The assault was condemned as "barbarous" by U.S. Secretary of State Mike Pompeo, who called on the Taliban to stop attacking civilians but also said that Washington remained committed to the peace process.

Germany will co-sponsor the peace summit along with Qatar, according to Marcus Potzel, Germany's special representative for Pakistan and Afghanistan.

But Potzel noted in a statement issued by the United States that the potential Afghan participants had been invited and "will participate only in their personal capacity and on an equal footing."

An earlier attempt at intra-Afghan dialogue in Qatar failed in April due to disagreements over who would participate.

The Taliban, which is demanding that foreign forces leave Afghanistan while the United States is seeking guarantees that the country will not be used as a staging ground for attacks elsewhere, has said it will not negotiate with the Afghan government until foreign forces have been withdrawn.

Afghan presidential spokesman Siddiq Siddiqi said that the Kabul attack showed that the Taliban militants "don't care about peace in Afghanistan. But for the people and the government of Afghanistan peace is the priority."

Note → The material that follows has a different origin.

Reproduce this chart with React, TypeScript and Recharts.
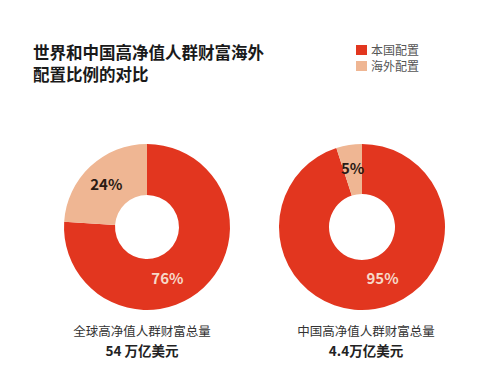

U.S. peace envoy Zalmay Khalilzad, who is currently in Doha attending a seventh round of direct talks with the Taliban, thanked Qatar and Germany for agreeing to host the summit.

"This dialogue is an essential element of the four-part peace framework & an important step in advancing the #AfghanPeaceProcess," he tweeted.

In a televised interview broadcast on July 1, U.S. President Donald Trump described Afghanistan as a "lab for terrorists," saying that if the United States withdrew its military forces from the country, he would still leave a "very strong intelligence" presence behind.

"I call it the Harvard of terrorists," Trump said about Afghanistan, referring to the prestigious U.S. university.

The interview with Fox News was recorded before the Taliban attack in Kabul.